* Given task: Each line below must be set down exactly; omit any image you find.
+ + + + +
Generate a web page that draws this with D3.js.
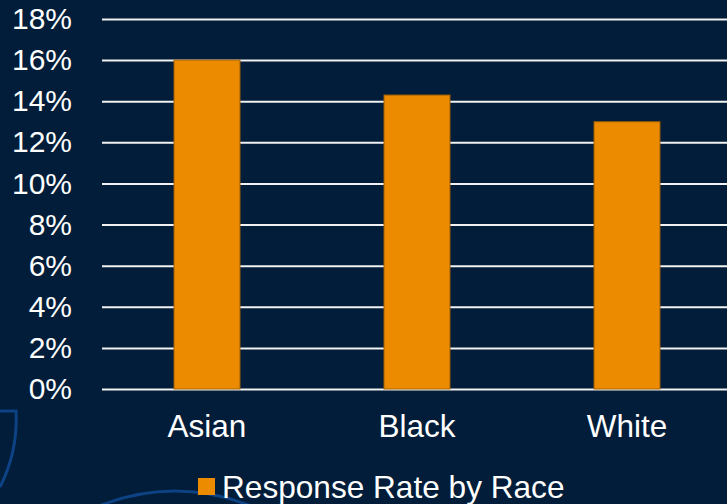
<!DOCTYPE html>
<html>
<head>
<meta charset="utf-8">
<script src="https://cdn.jsdelivr.net/npm/d3@7"></script>
<style>
  html, body { margin: 0; padding: 0; background: #011d39; overflow: hidden; }
  svg { display: block; font-family: "Liberation Sans", Arial, sans-serif; }
</style>
</head>
<body>
<svg id="chart" width="727" height="504"></svg>
<script>
const width = 727;
const height = 504;

const races = ["Asian", "Black", "White"];
const rates = [0.160, 0.143, 0.130];
const tickValues = [0, 0.02, 0.04, 0.06, 0.08, 0.10, 0.12, 0.14, 0.16, 0.18];
const seriesName = "Response Rate by Race";

const svg = d3.select("#chart");

svg.append("rect").attr("width", width).attr("height", height).attr("fill", "#011d39");

// decorative arcs in the background
svg.append("path")
  .attr("d", "M0,411 L16,411 A150,150 0 0 1 0,487")
  .attr("fill", "none").attr("stroke", "#0d4284").attr("stroke-width", 3);
svg.append("circle")
  .attr("cx", 175).attr("cy", 690).attr("r", 199)
  .attr("fill", "none").attr("stroke", "#0d4284").attr("stroke-width", 3);

const x = d3.scaleBand().domain(races).range([102, 732]).paddingInner(0.686).paddingOuter(0.343);
const y = d3.scaleLinear().domain([0, 0.18]).range([389, 19]);

// gridlines + tick labels
const yAxis = svg.append("g")
  .attr("transform", "translate(102,0)")
  .call(d3.axisLeft(y).tickValues(tickValues).tickFormat(d3.format(".0%")).tickSize(-630).tickPadding(30));
yAxis.select(".domain").remove();
yAxis.selectAll(".tick line").attr("stroke", "#f2f2f2").attr("stroke-width", 2);
yAxis.selectAll(".tick text")
  .attr("fill", "#ffffff").attr("font-size", 30)
  .attr("font-family", "Liberation Sans, Arial, sans-serif");

// bars
svg.selectAll("rect.bar")
  .data(races)
  .enter().append("rect")
  .attr("class", "bar")
  .attr("x", d => x(d))
  .attr("width", x.bandwidth())
  .attr("y", (d, i) => y(rates[i]))
  .attr("height", (d, i) => y(0) - y(rates[i]))
  .attr("fill", "#ed8b00")
  .attr("stroke", "#a86200")
  .attr("stroke-width", 1);

// category labels
svg.selectAll("text.cat")
  .data(races)
  .enter().append("text")
  .attr("class", "cat")
  .attr("x", d => x(d) + x.bandwidth() / 2)
  .attr("y", 437)
  .attr("text-anchor", "middle")
  .attr("fill", "#ffffff")
  .attr("font-size", 31.5)
  .text(d => d);

// legend
svg.append("rect").attr("x", 198).attr("y", 478).attr("width", 17).attr("height", 17).attr("fill", "#ed8b00");
svg.append("text")
  .attr("x", 222).attr("y", 498)
  .attr("fill", "#ffffff")
  .attr("font-size", 31.6)
  .text(seriesName);
</script>
</body>
</html>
+ + + + +
* Exercise answer:
Generate a web page that draws this with D3.js.
<!DOCTYPE html>
<html>
<head>
<meta charset="utf-8">
<script src="https://cdn.jsdelivr.net/npm/d3@7"></script>
<style>
  html, body { margin: 0; padding: 0; background: #011d39; overflow: hidden; }
  svg { display: block; font-family: "Liberation Sans", Arial, sans-serif; }
</style>
</head>
<body>
<svg id="chart" width="727" height="504"></svg>
<script>
const width = 727;
const height = 504;

const races = ["Asian", "Black", "White"];
const rates = [0.160, 0.143, 0.130];
const tickValues = [0, 0.02, 0.04, 0.06, 0.08, 0.10, 0.12, 0.14, 0.16, 0.18];
const seriesName = "Response Rate by Race";

const svg = d3.select("#chart");

svg.append("rect").attr("width", width).attr("height", height).attr("fill", "#011d39");

// decorative arcs in the background
svg.append("path")
  .attr("d", "M0,411 L16,411 A150,150 0 0 1 0,487")
  .attr("fill", "none").attr("stroke", "#0d4284").attr("stroke-width", 3);
svg.append("circle")
  .attr("cx", 175).attr("cy", 690).attr("r", 199)
  .attr("fill", "none").attr("stroke", "#0d4284").attr("stroke-width", 3);

const x = d3.scaleBand().domain(races).range([102, 732]).paddingInner(0.686).paddingOuter(0.343);
const y = d3.scaleLinear().domain([0, 0.18]).range([389, 19]);

// gridlines + tick labels
const yAxis = svg.append("g")
  .attr("transform", "translate(102,0)")
  .call(d3.axisLeft(y).tickValues(tickValues).tickFormat(d3.format(".0%")).tickSize(-630).tickPadding(30));
yAxis.select(".domain").remove();
yAxis.selectAll(".tick line").attr("stroke", "#f2f2f2").attr("stroke-width", 2);
yAxis.selectAll(".tick text")
  .attr("fill", "#ffffff").attr("font-size", 30)
  .attr("font-family", "Liberation Sans, Arial, sans-serif");

// bars
svg.selectAll("rect.bar")
  .data(races)
  .enter().append("rect")
  .attr("class", "bar")
  .attr("x", d => x(d))
  .attr("width", x.bandwidth())
  .attr("y", (d, i) => y(rates[i]))
  .attr("height", (d, i) => y(0) - y(rates[i]))
  .attr("fill", "#ed8b00")
  .attr("stroke", "#a86200")
  .attr("stroke-width", 1);

// category labels
svg.selectAll("text.cat")
  .data(races)
  .enter().append("text")
  .attr("class", "cat")
  .attr("x", d => x(d) + x.bandwidth() / 2)
  .attr("y", 437)
  .attr("text-anchor", "middle")
  .attr("fill", "#ffffff")
  .attr("font-size", 31.5)
  .text(d => d);

// legend
svg.append("rect").attr("x", 198).attr("y", 478).attr("width", 17).attr("height", 17).attr("fill", "#ed8b00");
svg.append("text")
  .attr("x", 222).attr("y", 498)
  .attr("fill", "#ffffff")
  .attr("font-size", 31.6)
  .text(seriesName);
</script>
</body>
</html>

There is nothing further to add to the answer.